Portanto, é preciso que novas preocupações sejam levantadas. Aprendemos com o tempo que o desenvolvimento de mercados para etanol no exterior não implica necessariamente a abertura de oportunidades para exportação para o etanol brasileiro – o mercado dos EUA é, até agora, o exemplo mais expressivo. O mundo busca o etanol como solução e alternativa viável ao petróleo, à medida que cresce o consumo nas grandes nações emergentes da China e Índia.
É, portanto, chegado o tempo de surgir alguma preocupação com propriedade intelectual, IP. Vejo dois extremos nesta área: a preocupação exacerbada com IP de empresas multinacionais, que procuram proteger suas tecnologias, seus métodos e seu conhecimento de forma, às vezes, até agressiva. E de outro lado, o benevolente esforço realizado no passado de disseminação de conhecimento sobre a tecnologia de produção e uso de etanol do Brasil, para abertura de mercados, de outro. Deve haver um meio termo ideal.

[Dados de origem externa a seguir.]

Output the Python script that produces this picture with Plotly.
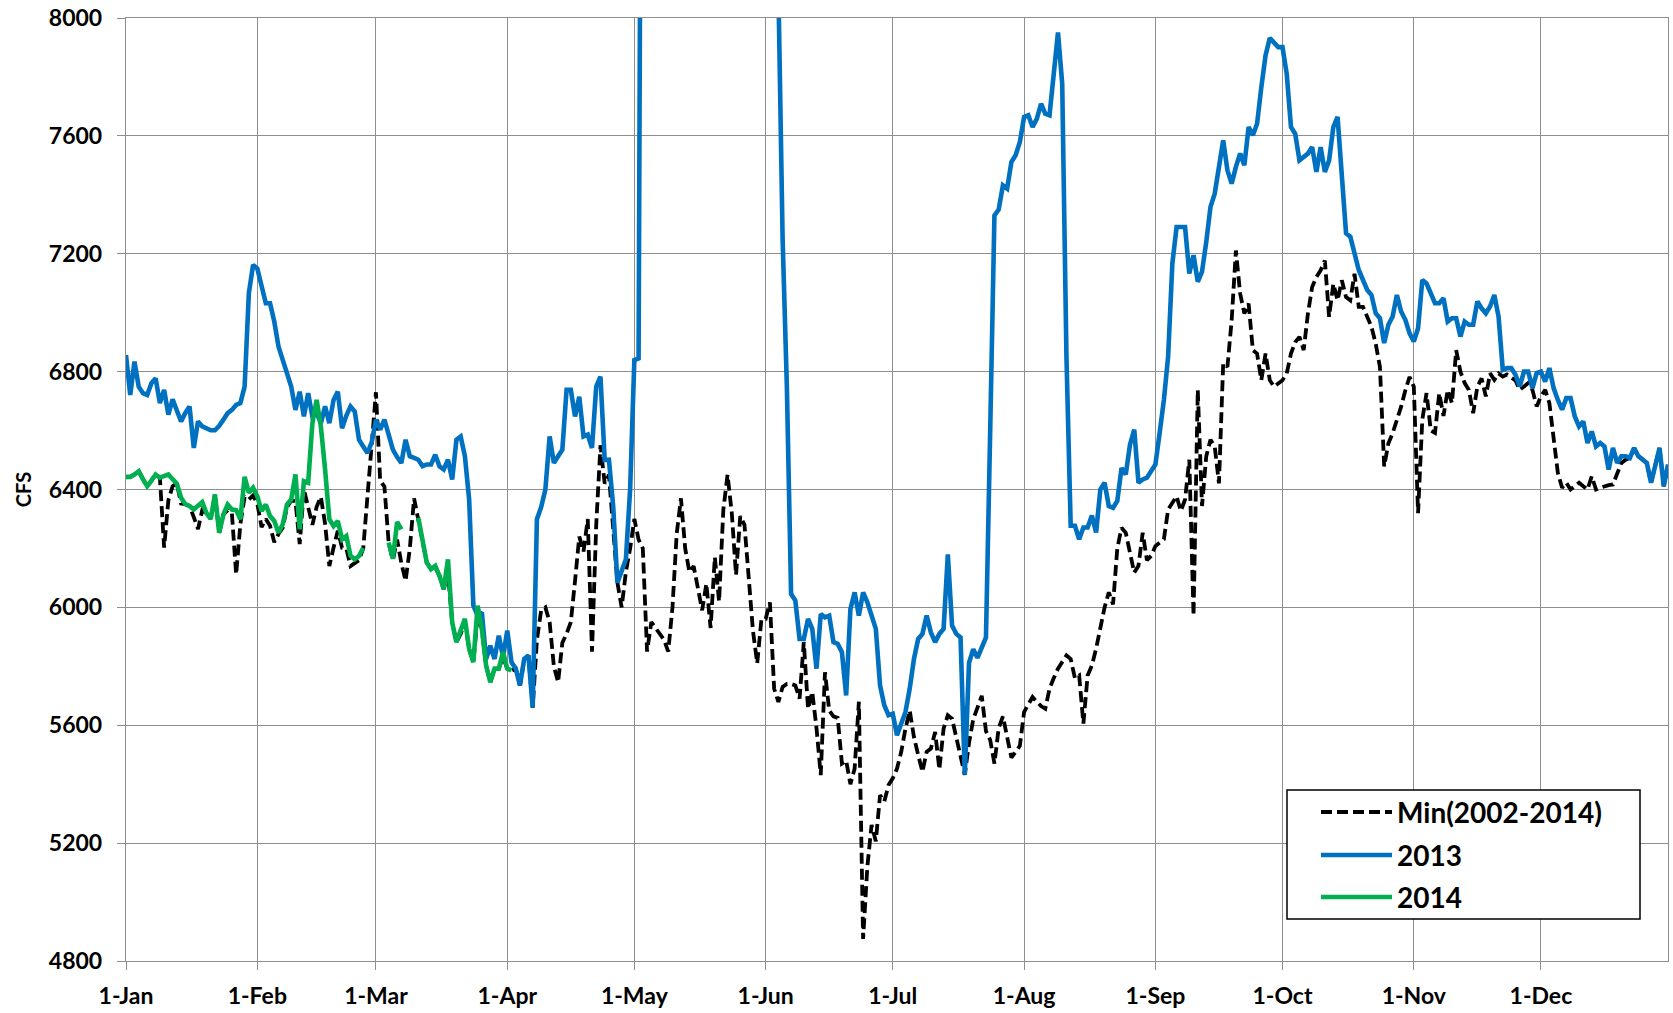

Acredito ter chegado a hora de serem protegidos processos, tecnologias, conhecimento acumulado, a duras penas no Brasil. Que as empresas de equipamentos protejam suas patentes e as licenciem. Que os centros de desenvolvimento de tecnologia protejam seus processos e conhecimento. Para que não tenhamos de comprar por um valor muito caro no futuro, algo que nós mesmos desenvolvemos e ainda é, ou um dia já foi, nosso.